## Work to be completed
Read the material below and count the lines holding the string "this". Give that count with nothing added.

## Input
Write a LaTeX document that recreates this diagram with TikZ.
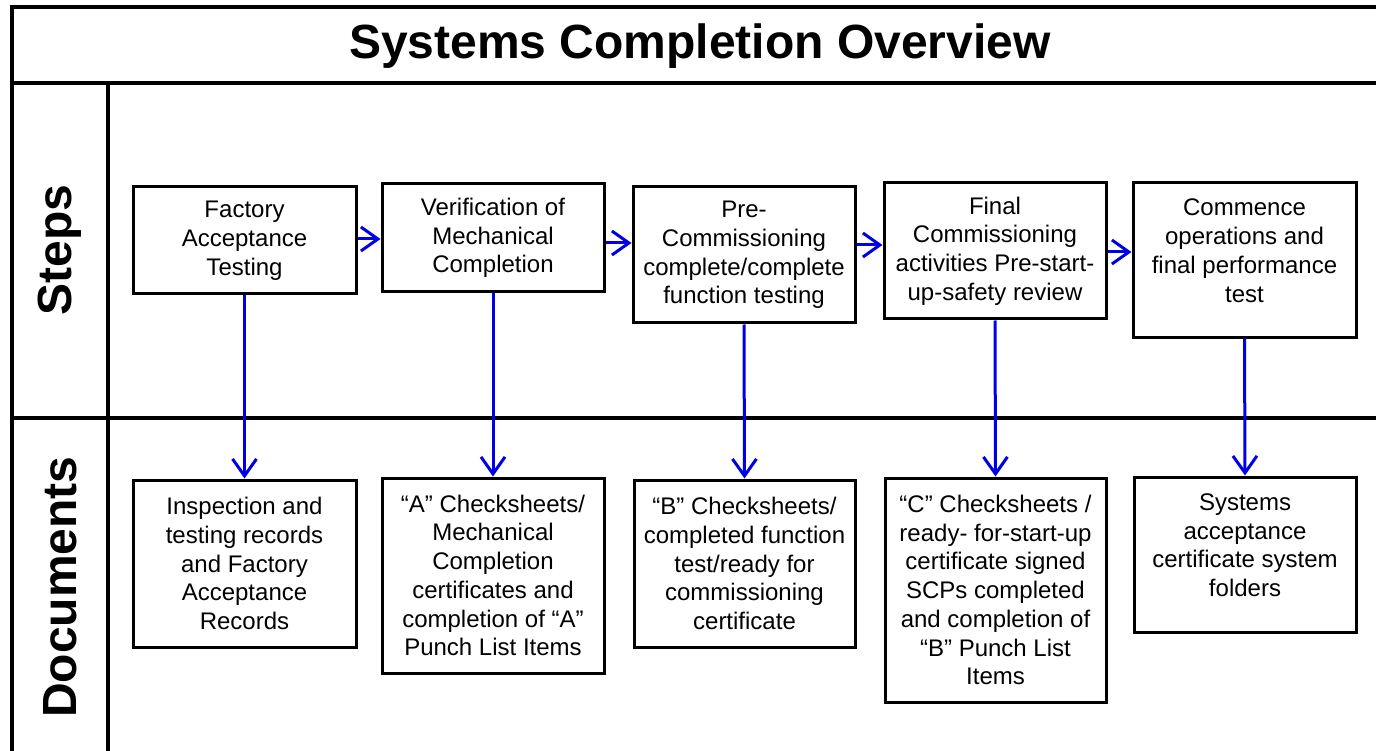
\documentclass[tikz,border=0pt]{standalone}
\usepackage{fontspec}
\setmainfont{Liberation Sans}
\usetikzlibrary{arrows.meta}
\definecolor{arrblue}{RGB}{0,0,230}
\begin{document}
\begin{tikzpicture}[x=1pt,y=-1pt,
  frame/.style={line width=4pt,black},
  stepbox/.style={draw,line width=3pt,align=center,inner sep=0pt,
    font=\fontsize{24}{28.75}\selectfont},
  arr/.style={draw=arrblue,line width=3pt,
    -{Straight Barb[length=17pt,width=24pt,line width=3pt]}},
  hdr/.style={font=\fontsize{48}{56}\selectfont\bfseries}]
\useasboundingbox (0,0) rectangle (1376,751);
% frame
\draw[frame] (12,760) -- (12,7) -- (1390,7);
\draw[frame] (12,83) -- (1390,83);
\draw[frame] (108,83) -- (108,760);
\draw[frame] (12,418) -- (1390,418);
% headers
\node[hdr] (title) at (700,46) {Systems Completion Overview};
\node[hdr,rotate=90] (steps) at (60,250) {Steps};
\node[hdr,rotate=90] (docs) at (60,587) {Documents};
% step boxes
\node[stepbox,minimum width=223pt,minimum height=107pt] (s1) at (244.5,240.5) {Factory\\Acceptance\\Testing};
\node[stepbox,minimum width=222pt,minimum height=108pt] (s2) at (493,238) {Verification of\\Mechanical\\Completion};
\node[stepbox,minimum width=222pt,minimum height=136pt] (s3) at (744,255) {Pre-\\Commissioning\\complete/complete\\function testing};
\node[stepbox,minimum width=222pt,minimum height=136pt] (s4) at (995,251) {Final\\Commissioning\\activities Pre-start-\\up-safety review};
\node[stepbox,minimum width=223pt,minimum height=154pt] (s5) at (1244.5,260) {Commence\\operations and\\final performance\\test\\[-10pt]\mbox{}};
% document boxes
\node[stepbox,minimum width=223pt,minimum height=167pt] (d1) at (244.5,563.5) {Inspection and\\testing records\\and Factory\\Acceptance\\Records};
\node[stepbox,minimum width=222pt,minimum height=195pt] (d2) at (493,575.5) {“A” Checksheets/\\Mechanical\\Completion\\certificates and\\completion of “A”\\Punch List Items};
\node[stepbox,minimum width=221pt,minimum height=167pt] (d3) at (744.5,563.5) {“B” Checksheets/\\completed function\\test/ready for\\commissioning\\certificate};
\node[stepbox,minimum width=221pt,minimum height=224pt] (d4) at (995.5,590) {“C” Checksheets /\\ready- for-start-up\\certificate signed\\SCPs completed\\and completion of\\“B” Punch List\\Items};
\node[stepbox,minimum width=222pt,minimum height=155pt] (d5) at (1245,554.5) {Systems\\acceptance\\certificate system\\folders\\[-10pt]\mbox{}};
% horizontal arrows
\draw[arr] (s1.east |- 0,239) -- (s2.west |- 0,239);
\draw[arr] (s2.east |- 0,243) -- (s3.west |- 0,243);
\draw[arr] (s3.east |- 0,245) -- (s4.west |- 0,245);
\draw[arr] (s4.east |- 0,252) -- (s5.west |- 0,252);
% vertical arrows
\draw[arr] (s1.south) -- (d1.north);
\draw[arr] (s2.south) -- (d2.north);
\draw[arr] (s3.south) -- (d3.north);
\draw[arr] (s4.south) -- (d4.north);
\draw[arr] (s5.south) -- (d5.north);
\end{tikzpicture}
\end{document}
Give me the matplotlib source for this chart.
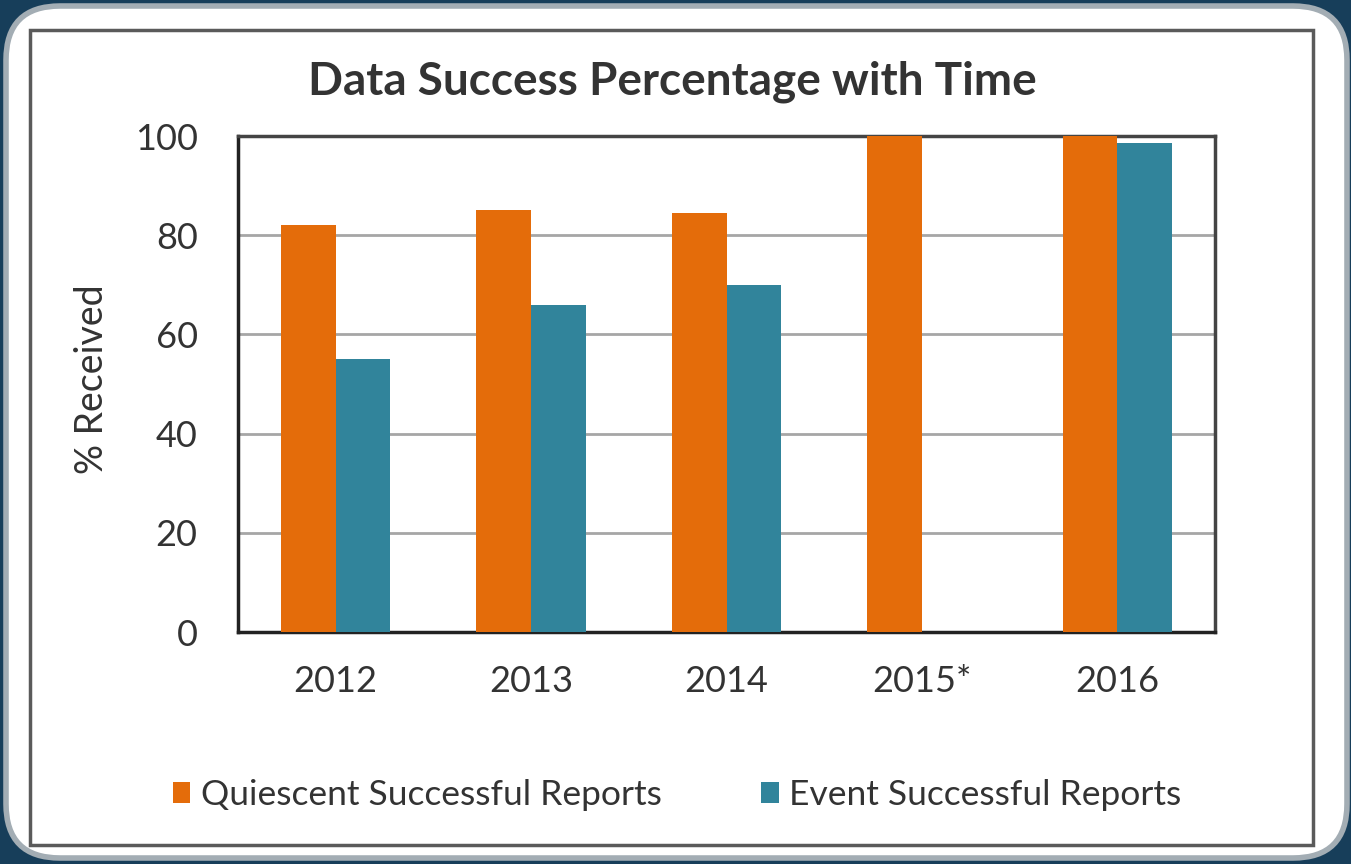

## Task solution
2